Now he’s shaping the imagery of a nation, with an aesthetic that’s decidedly white and male.  Trump has commented on the clothing of male staff as well.  He reportedly upbraided his press secretary Sean Spicer for the fit and colour of his suit at the first White House presser. Top advisor Steve Bannon, who presents like a walking hangover, might seem to be exempt. But even his typically rumpled look has been cleaned up lately. Such fretting about dress code offers a sad, rare and thin veneer of decorum (and reverses Obama’s more casual approach) as the new president dismantles U.S. democracy.

Women, of course, are a separate case. As the former beauty pageant-owner has made clear, they’re fungible, valued for the visual or sexual pleasure they provide. His order for female staff to dress “like women” is clear code for a return to the style of the  ’40s and ’50s, or the pre-Feminine Mystique ’60s.

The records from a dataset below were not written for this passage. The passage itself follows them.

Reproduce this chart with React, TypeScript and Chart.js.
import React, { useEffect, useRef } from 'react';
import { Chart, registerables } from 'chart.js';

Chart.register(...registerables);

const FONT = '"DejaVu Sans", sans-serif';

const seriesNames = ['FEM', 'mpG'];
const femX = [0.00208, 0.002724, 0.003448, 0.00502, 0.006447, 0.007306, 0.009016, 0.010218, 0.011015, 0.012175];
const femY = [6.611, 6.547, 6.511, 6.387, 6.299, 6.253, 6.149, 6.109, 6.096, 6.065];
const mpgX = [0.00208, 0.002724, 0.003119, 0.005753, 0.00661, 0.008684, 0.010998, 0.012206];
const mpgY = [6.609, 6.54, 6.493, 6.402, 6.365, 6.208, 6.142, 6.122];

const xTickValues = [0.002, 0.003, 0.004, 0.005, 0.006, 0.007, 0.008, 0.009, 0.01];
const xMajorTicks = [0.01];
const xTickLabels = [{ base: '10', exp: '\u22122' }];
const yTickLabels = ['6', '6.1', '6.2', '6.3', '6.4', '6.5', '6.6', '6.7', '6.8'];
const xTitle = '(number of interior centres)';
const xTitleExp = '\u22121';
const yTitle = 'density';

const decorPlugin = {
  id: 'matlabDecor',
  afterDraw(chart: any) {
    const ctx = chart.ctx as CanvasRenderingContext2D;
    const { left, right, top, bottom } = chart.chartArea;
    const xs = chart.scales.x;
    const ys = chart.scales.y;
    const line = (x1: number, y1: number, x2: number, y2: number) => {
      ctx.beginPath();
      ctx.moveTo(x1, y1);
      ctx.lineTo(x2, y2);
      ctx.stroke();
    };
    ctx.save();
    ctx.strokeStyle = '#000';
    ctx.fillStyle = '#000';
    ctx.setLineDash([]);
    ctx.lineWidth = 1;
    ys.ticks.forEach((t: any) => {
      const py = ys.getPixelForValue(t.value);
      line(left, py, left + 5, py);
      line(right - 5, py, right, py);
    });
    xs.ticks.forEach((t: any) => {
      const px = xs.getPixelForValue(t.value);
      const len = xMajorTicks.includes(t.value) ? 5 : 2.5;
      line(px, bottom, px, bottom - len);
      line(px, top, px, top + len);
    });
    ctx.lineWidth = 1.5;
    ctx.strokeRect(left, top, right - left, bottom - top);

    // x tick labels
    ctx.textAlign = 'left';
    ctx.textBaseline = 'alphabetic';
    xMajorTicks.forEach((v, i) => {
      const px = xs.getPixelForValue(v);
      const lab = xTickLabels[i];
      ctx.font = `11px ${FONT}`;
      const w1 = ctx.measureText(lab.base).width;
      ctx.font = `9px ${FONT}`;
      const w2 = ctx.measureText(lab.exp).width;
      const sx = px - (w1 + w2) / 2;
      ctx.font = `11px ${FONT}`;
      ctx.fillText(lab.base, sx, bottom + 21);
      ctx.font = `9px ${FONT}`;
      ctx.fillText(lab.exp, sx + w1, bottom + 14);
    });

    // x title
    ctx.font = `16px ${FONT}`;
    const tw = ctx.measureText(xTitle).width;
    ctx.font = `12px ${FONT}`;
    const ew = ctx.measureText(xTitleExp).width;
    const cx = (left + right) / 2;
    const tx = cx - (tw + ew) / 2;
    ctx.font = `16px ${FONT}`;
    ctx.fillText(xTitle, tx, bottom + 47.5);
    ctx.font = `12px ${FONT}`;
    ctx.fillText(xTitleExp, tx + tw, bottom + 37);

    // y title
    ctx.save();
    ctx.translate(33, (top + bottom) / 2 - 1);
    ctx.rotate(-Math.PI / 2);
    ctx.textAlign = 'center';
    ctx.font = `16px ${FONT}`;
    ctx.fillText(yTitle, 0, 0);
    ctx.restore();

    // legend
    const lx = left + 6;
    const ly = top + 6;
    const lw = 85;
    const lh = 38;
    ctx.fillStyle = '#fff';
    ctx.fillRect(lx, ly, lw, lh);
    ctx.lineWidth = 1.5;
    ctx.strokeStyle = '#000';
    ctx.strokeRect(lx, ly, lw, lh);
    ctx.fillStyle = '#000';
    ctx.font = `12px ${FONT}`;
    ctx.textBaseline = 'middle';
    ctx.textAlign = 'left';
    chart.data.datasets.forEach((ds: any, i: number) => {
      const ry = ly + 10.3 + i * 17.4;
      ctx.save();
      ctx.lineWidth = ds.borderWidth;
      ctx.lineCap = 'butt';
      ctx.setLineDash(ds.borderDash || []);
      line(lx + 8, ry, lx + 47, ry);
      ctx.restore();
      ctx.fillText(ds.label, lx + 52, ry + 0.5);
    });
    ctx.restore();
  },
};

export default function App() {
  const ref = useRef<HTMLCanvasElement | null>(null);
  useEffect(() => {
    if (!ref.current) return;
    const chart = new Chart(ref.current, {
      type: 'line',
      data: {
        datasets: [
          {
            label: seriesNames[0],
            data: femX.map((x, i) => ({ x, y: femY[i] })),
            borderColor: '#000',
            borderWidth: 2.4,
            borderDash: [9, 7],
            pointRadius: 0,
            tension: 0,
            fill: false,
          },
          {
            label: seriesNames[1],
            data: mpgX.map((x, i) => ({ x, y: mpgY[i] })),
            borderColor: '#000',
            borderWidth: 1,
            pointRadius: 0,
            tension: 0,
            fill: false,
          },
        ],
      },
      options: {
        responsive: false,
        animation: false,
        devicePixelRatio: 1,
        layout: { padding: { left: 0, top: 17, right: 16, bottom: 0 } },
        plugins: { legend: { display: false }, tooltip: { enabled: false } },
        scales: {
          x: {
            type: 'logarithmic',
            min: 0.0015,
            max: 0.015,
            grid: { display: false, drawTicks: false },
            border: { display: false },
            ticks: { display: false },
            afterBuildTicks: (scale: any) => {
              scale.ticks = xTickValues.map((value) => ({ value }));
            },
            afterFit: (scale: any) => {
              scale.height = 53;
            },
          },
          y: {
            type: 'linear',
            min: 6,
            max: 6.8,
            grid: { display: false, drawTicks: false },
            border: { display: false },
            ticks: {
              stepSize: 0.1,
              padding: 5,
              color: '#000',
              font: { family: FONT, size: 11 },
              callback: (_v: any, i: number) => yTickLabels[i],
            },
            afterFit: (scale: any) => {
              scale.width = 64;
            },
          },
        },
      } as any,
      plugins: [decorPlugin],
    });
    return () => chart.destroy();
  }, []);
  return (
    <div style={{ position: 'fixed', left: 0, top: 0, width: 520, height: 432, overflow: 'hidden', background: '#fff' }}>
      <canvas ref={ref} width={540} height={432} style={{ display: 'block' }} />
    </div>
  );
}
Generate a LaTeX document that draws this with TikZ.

In other words, a time before women had reproductive rights or their own checking accounts, and when raping one’s wife was “marital sex.” Back then, approved lady-wear consisted of  sleeveless dresses, pencil skirts, high heels, clothing much like that worn by Trump’s MIA wife Melania and adviser KellyAnne Conway. But it doesn’t have to stop there: Why not mandate girdles, garter belts, petticoats and bullet bras? Given that it’s Trump, the instruction could be commercially driven. It could be a quasi-veiled order to buy from his daughter Ivanka’s “lady-like” fashion line, which took a major hit this week when Nordstrom announced it was dropping it.

Conway, the highest profile woman in Trump’s administration, appears the female sartorial benchmark. Whether Trump praised or excoriated her for the cartoonishly patriotic red-white-and-blue, Italian-designed military-style coat she wore at the inauguration isn’t known. But given Trump’s fondness for the garish, he probably loved it. In this, his taste dovetails perfectly with the over-the-top, gilded aesthetic of dictators worldwide. Trump and Saddam Hussein, who delighted in showing off his gold-plated toilets with matching gold toilet brushes, could have shared a contractor. At the swearing-in, Conway called her get-up “Revolutionary Wear.” Now we’re seeing what this “revolution” looks like: Trump telling women employed by the American people what to wear as he readies to roll back the clock. At least they’ll be dressed for it.